Dad looked around, thinking. He didn’t take long in making up his mind. “We’ve got an hour before it’s dark enough to try.” His eyes fell on me. “We’ll take turns watching the little ones while we each get supplies. I’ll get medical. Tavia, you grab food. Jenna, you get water and two blankets just in case we don’t make it to the house.”
Tavia and I nodded.
Dad did, too. “I’m going to get back before anyone suspects anything. Act normal.”
Tavia put her hand on my shoulder and sighed as Dad walked away. She closed her eyes and whispered a prayer. Then, she looked down at me. “Your dad’s as smart as I thought he was.”
“Most of the time.”
He wasn’t always worthy of father of the year, but I trusted him to get us to safety. He thought quickly, was handy with little to nothing, and had a decent aim. He’d even made me a console table once. When I was nine, I’d accidentally fallen on it, and it hadn’t even wobbled. When he did things, he would do them right. Mom had even admitted once that she missed that about him. It seemed to be the only quality of his that she could appreciate. She could trust him to take care of things, and he would take care of us.
“IT’S DARK,” I said, rolling up a blanket and gesturing for Halle to hold it under her arm.
“So?” she said.
“I’m going to tell you a secret, and you have to be quiet about it.
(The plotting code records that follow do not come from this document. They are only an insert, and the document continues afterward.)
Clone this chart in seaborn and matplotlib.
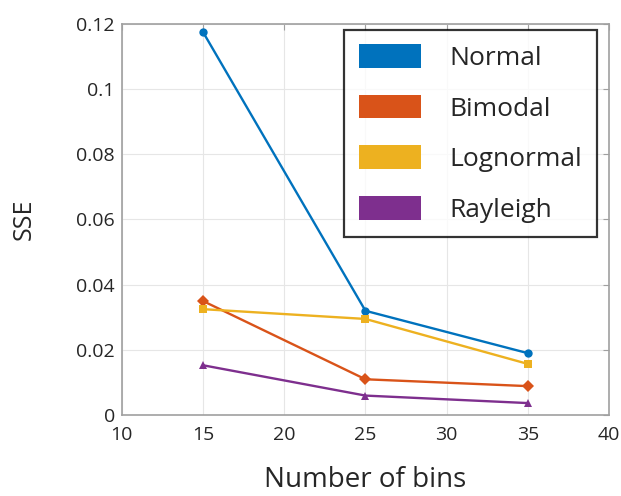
import matplotlib
matplotlib.use("Agg")
import matplotlib.pyplot as plt
from matplotlib.patches import Patch
import pandas as pd
import seaborn as sns

# ==================== Data ====================
BINS = [15, 25, 35]
SERIES = ["Normal", "Bimodal", "Lognormal", "Rayleigh"]
SSE_NORMAL = [0.1175, 0.0320, 0.0190]
SSE_BIMODAL = [0.0350, 0.0110, 0.0089]
SSE_LOGNORMAL = [0.0325, 0.0295, 0.0157]
SSE_RAYLEIGH = [0.0153, 0.0060, 0.0037]

COLORS = ["#0072BD", "#D95319", "#EDB120", "#7E2F8E"]
MARKERS = ["o", "D", "s", "^"]

sns.set_theme(style="white")
plt.rcParams.update({
    "font.family": ["Open Sans", "DejaVu Sans"],
    "xtick.direction": "in", "ytick.direction": "in",
})

df = pd.DataFrame({
    "bins": BINS * 4,
    "sse": SSE_NORMAL + SSE_BIMODAL + SSE_LOGNORMAL + SSE_RAYLEIGH,
    "dist": [s for s in SERIES for _ in BINS],
})

fig = plt.figure(figsize=(6.21, 4.96), dpi=100)
ax = fig.add_axes([0.196, 0.163, 0.785, 0.789])

sns.lineplot(data=df, x="bins", y="sse", hue="dist", style="dist",
             hue_order=SERIES, style_order=SERIES,
             palette=COLORS, markers=MARKERS, dashes=False,
             markersize=6, markeredgewidth=0, linewidth=1.7,
             legend=False, ax=ax)

ax.set_xlim(10, 40)
ax.set_ylim(0, 0.12)
ax.set_xticks([10, 15, 20, 25, 30, 35, 40])
ax.set_yticks([0, 0.02, 0.04, 0.06, 0.08, 0.1, 0.12])
ax.set_yticklabels(["0", "0.02", "0.04", "0.06", "0.08", "0.1", "0.12"])
ax.tick_params(labelsize=14, length=4, width=0.8,
               top=True, right=True)
ax.tick_params(axis="x", pad=8)
ax.tick_params(axis="y", pad=5)
ax.tick_params(axis="both", colors="#a0a0a0", labelcolor="#262626")
ax.grid(True, color="#e6e6e6", linewidth=0.8)

for spine in ax.spines.values():
    spine.set_visible(True)
    spine.set_color("#a0a0a0")
    spine.set_linewidth(1.2)

ax.set_xlabel("Number of bins", fontsize=20, color="#262626", labelpad=16)
ax.set_ylabel("SSE", fontsize=18, color="#262626", labelpad=28)

handles = [Patch(facecolor=c, edgecolor="none", label=s) for c, s in zip(COLORS, SERIES)]
leg = ax.legend(handles=handles, loc="upper right", bbox_to_anchor=(0.975, 0.985),
                frameon=True, fancybox=False, edgecolor="black", fontsize=19,
                handlelength=2.35, handleheight=1.0, handletextpad=1.1,
                labelspacing=0.9, borderpad=0.55, borderaxespad=0)
leg.get_frame().set_linewidth(1.6)

fig.savefig("out.png", dpi=100)
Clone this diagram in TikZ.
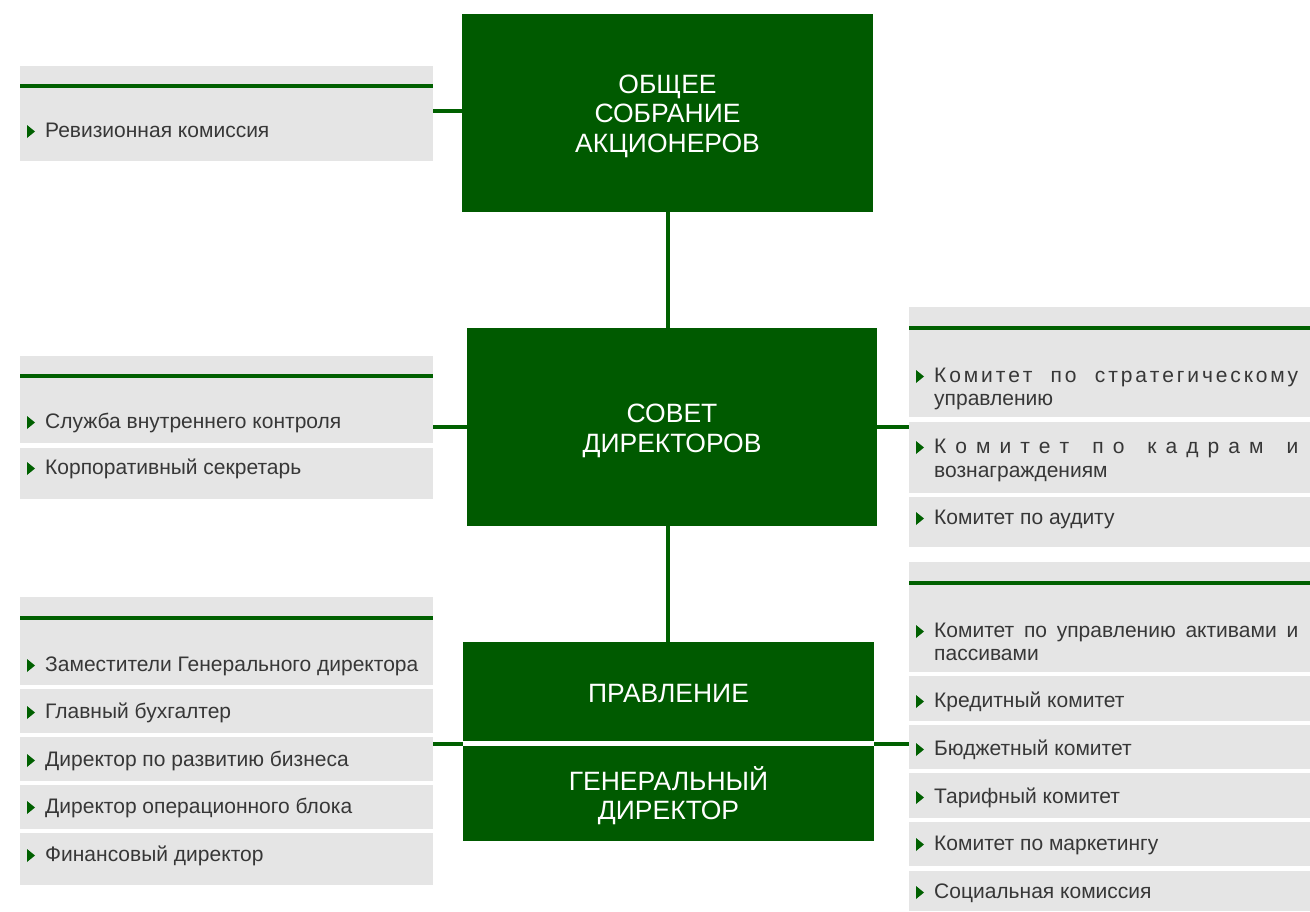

Okay?”
She gave a nod, already aware that she wasn’t going to like what I had to say.
“Dad is going to take us home.”
“But the governor—” she said.
I shushed her. “Tavia and Tobin are coming, too.”
Halle’s eyes bulged. “Is she the new girlfriend?”
“No. No, she’s just a friend. They think it’ll be safer if we go to Dad’s house. Mom will go there, too, when she gets into town.”
She frowned but agreed.
I leaned down to whisper in her ear, “You have to keep this a secret, Halle. We’re going to sneak out. We’re not supposed to leave.”
“Will they shoot at us?” Halle asked. She was always one for theatrics, but she was genuinely afraid.
I shook my head, pretending to dismiss her concern. “No way, crazy pants.”
Halle laughed once and rolled her eyes. When she turned, I swallowed hard.
What if the shots we heard were from those wannabe soldiers gunning people down who were wandering around? What if they shot Mom? I shook my head, pushing those thoughts from my mind.
More than one person had referred to my mom as a badass. No one would take her down before she got to us. By sheer will alone, she would find a way.
“This blanket is yours to hold,” I said, holding out the tightly rolled wool.
“I don’t want to hold it. You hold it,” Halle whined.
“I’m holding the other one plus holding your hand.”
She pressed her lips together.
“Halle, this is important. You have to hold this, and you can’t draw attention to what we’re doing.”